Task force releases report on controversial Bias Education Response Team

Originally Posted on Emerald Media via UWIRE

The Bias Education Response Team Task Force has finished its final report, stating concerns and suggestions to improve the controversial office on campus.

The Bias Education Response Team, or BERT — based in the office of the Dean of Students — sparked conversation and national coverage because of its potential negative impact on free speech and academic freedom.

An article in National Review called the UO BERT “even more ridiculous than you’d think,” and the Foundation for Individual Rights in Education questioned the impact BERT would have on students’ freedom of speech.

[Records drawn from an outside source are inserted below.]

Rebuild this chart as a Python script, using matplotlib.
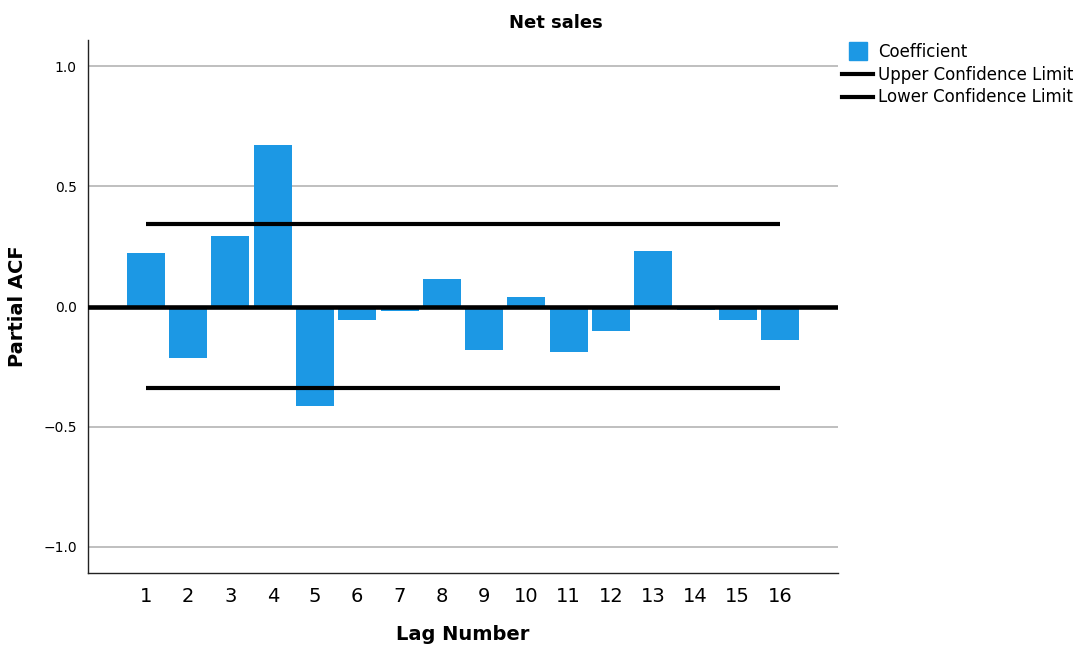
import matplotlib.pyplot as plt
from matplotlib.lines import Line2D

# partial autocorrelations of net sales, lags 1..16
lags = list(range(1, 17))
pacf = [0.221, -0.215, 0.293, 0.671, -0.415, -0.056, -0.018, 0.113,
        -0.182, 0.039, -0.189, -0.101, 0.230, -0.016, -0.056, -0.139]
upper_limit = 0.343
lower_limit = -0.340

yticks = [-1.0, -0.5, 0.0, 0.5, 1.0]
ytick_labels = ['\u22121.0', '\u22120.5', '0.0', '0.5', '1.0']

bar_color = '#1c98e4'

fig = plt.figure(figsize=(10.83, 6.48), dpi=100)
ax = fig.add_axes([88 / 1083, 1 - 573 / 648, 750 / 1083, 533 / 648])

for y in yticks:
    if y != 0:
        ax.axhline(y, color='#b4b4b4', lw=1.2, zorder=0)

ax.bar(lags, pacf, width=0.9, color=bar_color, zorder=2)
ax.axhline(0, color='black', lw=3.3, zorder=3)
ax.hlines([upper_limit], lags[0], lags[-1], color='black', lw=3, zorder=3)
ax.hlines([lower_limit], lags[0], lags[-1], color='black', lw=3, zorder=3)

ax.set_xlim(-0.37, 17.37)
ax.set_ylim(-1.11, 1.11)
ax.set_xticks(lags)
ax.set_xticklabels([str(l) for l in lags], fontsize=14)
ax.set_yticks(yticks)
ax.set_yticklabels(ytick_labels, fontsize=10)
ax.tick_params(length=0, pad=8)
ax.tick_params(axis='x', pad=10)

for side in ['top', 'right']:
    ax.spines[side].set_visible(False)
for side in ['left', 'bottom']:
    ax.spines[side].set_color('#222222')
    ax.spines[side].set_linewidth(1)

fig.text(556 / 1083, 1 - 23 / 648, 'Net sales', fontsize=13, fontweight='bold',
         ha='center', va='center')
ax.set_xlabel('Lag Number', fontsize=14, fontweight='bold', labelpad=14)
ax.set_ylabel('Partial ACF', fontsize=14, fontweight='bold')
ax.yaxis.set_label_coords(-0.081, 0.5)

handles = [
    Line2D([], [], color=bar_color, marker='s', markersize=13, linestyle='none'),
    Line2D([], [], color='black', lw=3),
    Line2D([], [], color='black', lw=3),
]
labels = ['Coefficient', 'Upper Confidence Limit', 'Lower Confidence Limit']
fig.legend(handles, labels, loc='upper left', bbox_to_anchor=(842 / 1083, 1 - 43 / 648),
           frameon=False, fontsize=12, handlelength=1.86, handletextpad=0.3,
           labelspacing=0.28, borderpad=0, borderaxespad=0)

fig.savefig('out.png', dpi=100)
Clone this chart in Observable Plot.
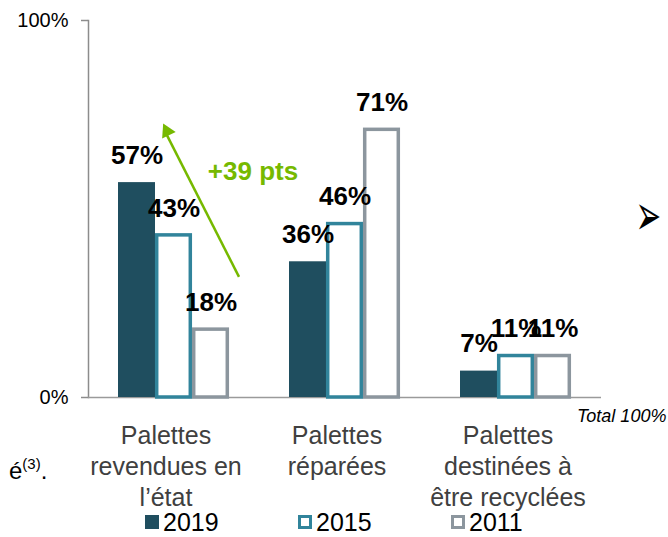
<!DOCTYPE html>
<html>
<head>
<meta charset="utf-8">
<script src="https://cdn.jsdelivr.net/npm/d3@7"></script>
<script src="https://cdn.jsdelivr.net/npm/@observablehq/plot@0.6"></script>
<style>
  body { margin: 0; background: #fff; font-family: "Liberation Sans", Arial, sans-serif; }
  #wrap { position: relative; width: 668px; height: 537px; overflow: hidden; background: #fff; }
  #chart svg { display: block; }
  .legend { position: absolute; left: 145px; top: 511px; display: flex; font-size: 25px; line-height: 0.9; color: #000; }
  .legend .item { display: flex; align-items: center; width: 153px; }
  .legend .sw { width: 14px; height: 14px; box-sizing: border-box; margin-right: 4px; }
  .note { position: absolute; line-height: 1; white-space: nowrap; }
</style>
</head>
<body>
<div id="wrap">
  <div id="chart"></div>
</div>
<script>
// ---- data ----
const categories = ["Palettes revendues en l’état", "Palettes réparées", "Palettes destinées à être recyclées"];
const categoryLines = [["Palettes", "revendues en", "l’état"], ["Palettes", "réparées"], ["Palettes", "destinées à", "être recyclées"]];
const years = ["2019", "2015", "2011"];
const values2019 = [57, 36, 7];
const values2015 = [43, 46, 11];
const values2011 = [18, 71, 11];
const yTicks = [0, 100];
const gainLabel = "+39 pts";
const totalNote = "Total 100%";
// annotation arrow (data space): from 2011 bar at ~32% up to 2019 bar at ~71%
const arrowFrom = { year: "2011", v: 32 };
const arrowTo = { year: "2019", v: 70.6 };
const gainAt = { year: "2011", v: 60 };

// ---- styles ----
const colors = { "2019": "#1F4E5F", "2015": "#31849B", "2011": "#8C969E" };
const green = "#76B900";

const series = [values2019, values2015, values2011];
const rows = categories.flatMap((c, i) => years.map((y, j) => ({ cat: c, year: y, v: series[j][i] })));
const rowsOf = (y) => rows.filter(d => d.year === y);

const chart = Plot.plot({
  width: 668,
  height: 505,
  marginLeft: 88,
  marginRight: 67,
  marginTop: 20,
  marginBottom: 108,
  style: { fontFamily: '"Liberation Sans", Arial, sans-serif', background: "white", overflow: "visible" },
  fx: { domain: categories, padding: 0, label: null },
  x: { domain: years, paddingInner: 0, paddingOuter: 0.77, axis: null },
  y: { domain: [0, 100], label: null },
  marks: [
    Plot.frame({ anchor: "left", facetAnchor: "left", stroke: "#8c8c8c", strokeWidth: 1.5 }),
    Plot.axisY({
      ticks: yTicks, tickFormat: d => d + "%", tickSize: 7, tickPadding: 13,
      fontSize: 20, stroke: "#8c8c8c", strokeWidth: 1.5, fill: "#000", label: null
    }),
    Plot.axisFx({
      anchor: "bottom", tickSize: 0, tickPadding: 24, fontSize: 25, lineHeight: 1.24, fill: "#404040", label: null,
      dx: -8,
      tickFormat: d => categoryLines[categories.indexOf(d)].join("\n")
    }),
    Plot.ruleY([0], { stroke: "#9a9a9a", strokeWidth: 1.5 }),
    Plot.barY(rowsOf("2019"), { fx: "cat", x: "year", y: "v", fill: colors["2019"], inset: 0 }),
    Plot.barY(rowsOf("2015"), { fx: "cat", x: "year", y: "v", fill: "white", stroke: colors["2015"], strokeWidth: 3.5, insetLeft: 1.7, insetRight: 1.7 }),
    Plot.barY(rowsOf("2011"), { fx: "cat", x: "year", y: "v", fill: "white", stroke: colors["2011"], strokeWidth: 3.5, insetLeft: 1.7, insetRight: 1.7 }),
    Plot.text(rows, { fx: "cat", x: "year", y: "v", text: d => d.v + "%", dy: -27, fontSize: 26, fontWeight: "bold", fill: "#000" }),
    Plot.link([{ cat: categories[0] }], {
      fx: "cat", x1: () => arrowFrom.year, y1: () => arrowFrom.v, x2: () => arrowTo.year, y2: () => arrowTo.v,
      stroke: green, strokeWidth: 2.5, dx: 28
    }),
    Plot.dot([{ cat: categories[0] }], {
      fx: "cat", x: () => arrowTo.year, y: () => arrowTo.v, symbol: "triangle", r: 5.6,
      fill: green, stroke: "none", rotate: -26, dx: 30
    }),
    Plot.text([{ cat: categories[0] }], {
      fx: "cat", x: () => gainAt.year, y: () => gainAt.v, text: () => gainLabel, dx: 42,
      fontSize: 26, fontWeight: "bold", fill: green
    })
  ]
});
document.getElementById("chart").appendChild(chart);

const wrap = document.getElementById("wrap");
// legend
const legend = document.createElement("div");
legend.className = "legend";
years.forEach((y, i) => {
  const item = document.createElement("div");
  item.className = "item";
  const sw = document.createElement("span");
  sw.className = "sw";
  if (i === 0) sw.style.background = colors[y];
  else { sw.style.background = "#fff"; sw.style.border = "3px solid " + colors[y]; }
  const t = document.createElement("span");
  t.textContent = y;
  item.appendChild(sw); item.appendChild(t);
  legend.appendChild(item);
});
wrap.appendChild(legend);

// stray slide texts
const total = document.createElement("div");
total.className = "note";
total.style.cssText += "left:577px;top:407px;font-size:18px;font-style:italic;color:#000;";
total.textContent = totalNote;
wrap.appendChild(total);

const frag = document.createElement("div");
frag.className = "note";
frag.style.cssText += "left:9px;top:456px;font-size:24px;color:#000;";
frag.innerHTML = "é<sup style='font-size:15px;vertical-align:10px'>(3)</sup>.";
wrap.appendChild(frag);

const bullet = document.createElement("div");
bullet.className = "note";
bullet.style.cssText += "left:634px;top:198px;font-size:34px;color:#000;font-family:'DejaVu Sans';transform:scale(0.9,1.7);transform-origin:50% 50%;";
bullet.textContent = "➢";
wrap.appendChild(bullet);
</script>
</body>
</html>
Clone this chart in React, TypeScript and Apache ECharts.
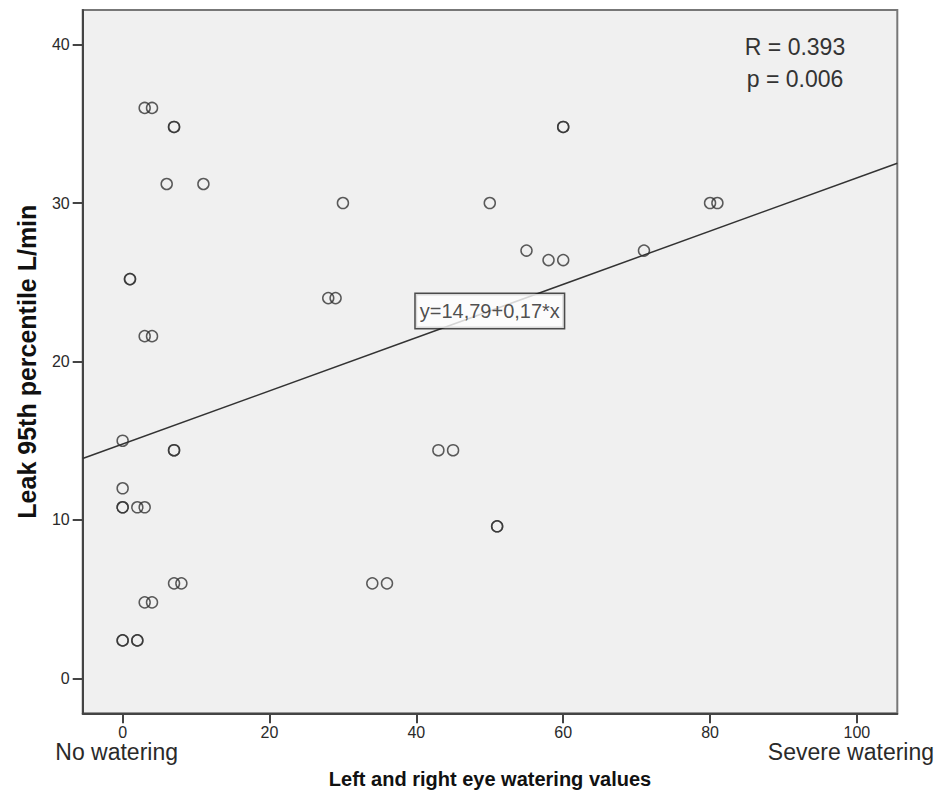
import React, { useEffect, useRef } from "react";
import * as echarts from "echarts";

// Observations: eye watering value (x) vs leak 95th percentile (y)
const xValues = [3, 4, 7, 7, 6, 11, 1, 1, 3, 4, 0, 7, 7, 0, 0, 0, 2, 3, 7, 8, 3, 4, 0, 0, 2, 2, 28, 29, 30, 50, 55, 58, 60, 60, 60, 71, 80, 81, 43, 45, 51, 51, 34, 36];
const yValues = [36, 36, 34.8, 34.8, 31.2, 31.2, 25.2, 25.2, 21.6, 21.6, 15, 14.4, 14.4, 12, 10.8, 10.8, 10.8, 10.8, 6, 6, 4.8, 4.8, 2.4, 2.4, 2.4, 2.4, 24, 24, 30, 30, 27, 26.4, 26.4, 34.8, 34.8, 27, 30, 30, 14.4, 14.4, 9.6, 9.6, 6, 6];

const xTicks = [0, 20, 40, 60, 80, 100];
const yTicks = [0, 10, 20, 30, 40];
const xEndLabels: Record<number, string> = { 0: "No watering", 100: "Severe watering" };

const xRange = [-5.44, 105.5];
const yRange = [-2.2, 42.18];

const INTERCEPT = 14.79;
const SLOPE = 0.168;
const equationText = "y=14,79+0,17*x";
const statsText = ["R = 0.393", "p = 0.006"];
const equationAtX = 50;

const FONT = "'Liberation Sans', Arial, sans-serif";

export default function App() {
  const ref = useRef<HTMLDivElement>(null);
  useEffect(() => {
    if (!ref.current) return;
    const chart = echarts.init(ref.current, undefined, { renderer: "svg" });
    const points = xValues.map((x, i) => [x, yValues[i]]);
    const lineData = [xRange[0], xRange[1]].map((x) => [x, INTERCEPT + SLOPE * x]);
    chart.setOption({
      animation: false,
      grid: {
        left: 82.7,
        right: 44.7,
        top: 10,
        bottom: 77.7,
        show: true,
        backgroundColor: "#f0f0f0",
        borderColor: "#777",
        borderWidth: 2,
        outerBoundsMode: "none",
      },
      xAxis: {
        type: "value",
        min: xRange[0],
        max: xRange[1],
        name: "Left and right eye watering values",
        nameLocation: "middle",
        nameGap: 49,
        nameTextStyle: { fontFamily: FONT, fontWeight: "bold", fontSize: 20, color: "#111" },
        axisLine: { show: true, onZero: false, lineStyle: { color: "#444", width: 2 } },
        axisTick: { show: true, length: 10, customValues: xTicks, lineStyle: { color: "#444", width: 2 } },
        axisLabel: {
          customValues: xTicks,
          margin: 12,
          formatter: (v: number) =>
            xEndLabels[v] !== undefined ? `{a|${v}}\n{b|${xEndLabels[v]}}` : `{a|${v}}`,
          rich: {
            a: { fontFamily: FONT, fontSize: 16, lineHeight: 14, color: "#2a2a2a" },
            b: { fontFamily: FONT, fontSize: 23, lineHeight: 26, color: "#2a2a2a", padding: [0, 12, 0, 0] },
          },
          fontFamily: FONT,
          fontSize: 16,
          color: "#2a2a2a",
        },
        splitLine: { show: false },
      },
      yAxis: {
        type: "value",
        min: yRange[0],
        max: yRange[1],
        name: "Leak 95th percentile L/min",
        nameLocation: "middle",
        nameGap: 43,
        nameTextStyle: { fontFamily: FONT, fontWeight: "bold", fontSize: 25, color: "#111" },
        axisLine: { show: true, onZero: false, lineStyle: { color: "#444", width: 2 } },
        axisTick: { show: true, length: 10, customValues: yTicks, lineStyle: { color: "#444", width: 2 } },
        axisLabel: { customValues: yTicks, margin: 13, fontFamily: FONT, fontSize: 16, color: "#2a2a2a" },
        splitLine: { show: false },
      },
      series: [
        {
          type: "line",
          data: lineData,
          showSymbol: false,
          symbol: "none",
          lineStyle: { color: "#333", width: 1.5 },
          z: 2,
        },
        {
          type: "scatter",
          data: points,
          symbol: "circle",
          symbolSize: 11,
          itemStyle: { color: "rgba(0,0,0,0)", borderColor: "#333", borderWidth: 1.5 },
          z: 3,
        },
        {
          type: "scatter",
          data: [[equationAtX, INTERCEPT + SLOPE * equationAtX]],
          symbol: "circle",
          symbolSize: 0,
          z: 5,
          label: {
            show: true,
            position: "inside",
            formatter: equationText,
            fontFamily: FONT,
            fontSize: 20,
            color: "#222",
            backgroundColor: "#fff",
            borderColor: "#222",
            borderWidth: 1.5,
            padding: [7, 4, 7, 4],
          },
        },
      ],
      graphic: [
        {
          type: "text",
          x: 795,
          y: 31,
          z: 10,
          style: {
            text: statsText.join("\n"),
            textAlign: "center",
            fontFamily: FONT,
            fontSize: 23,
            lineHeight: 32,
            fill: "#333",
          },
        },
      ],
    });
    return () => chart.dispose();
  }, []);
  return (
    <div
      ref={ref}
      style={{ position: "fixed", left: 0, top: 0, width: 942, height: 791, background: "#fff" }}
    />
  );
}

This caused the UO senate to create the BERT Task Force to see what it could do to fix the problems. Chris Chavez, co-chair of the task force, said he hopes the debate of free speech and bias will start conversations in classrooms, but ones where everyone feels like they have the authority or privilege to speak.

“We could find a place where it’s not mutually exclusive — academic freedom and tolerance,” Chavez said. “We could find places where they are actually complementary.”

The Task Force’s report explains some of the issues that it found, such as the office not ensuring privacy. There is duplication of the work they do being done at other campus resources (such as Title IX, the Ombuds Office, respect.uoregon.edu and the AAEO) that they use too broad of a definition of bias and that it intervenes in classrooms.

“There is no attempt by the senate or this task force to reduce access to offices where students can report these things or tell their stories — never was that a consideration,” said co-chair Chris Sinclair. “It was always more about how do we ensure that that office is behaving in a uniform way to these reports, but also taking into account academic freedom.”

Sinclair was fascinated to find the different responses that the BERT had to the various complaints it has received.

“I think that really [the report] was worthwhile because it demonstrated that the responses were kind of all over the map; there wasn’t kind of a uniform approach,” Sinclair said.

The report recommends that the BERT educate students on bias-issues and free speech, that they refer students to the correct office if their complaints are not specifically appropriate for the BERT and that they refrain from classroom interaction.

Because there are multiple resources on campus that serve similar roles, Chavez thinks that the role of the BERT should focus primarily on education.

“I think they have accepted the fact that there are probably other resources that are more equipped to handle these kinds of situations,” he said.

Although there are so many resources, both Chavez and Sinclair agree that they all serve an important purpose, including the BERT, and that what is important is making sure they work together and students understand where to go to get help when they experience incidences of bias.

The BERT has been cooperative with the task force by attending meetings, Chavez said. The Task Force will likely be put on a hiatus now that the report has been released, Sinclair said, unless there is pushback from the BERT, which he does not think will happen.

“I think they understand the need to be careful about issues of academic freedom,” Sinclair said. “I think that they have heard our concerns and so I am very hopeful that this report and this task force will ultimately change the behavior of that office in a positive way.”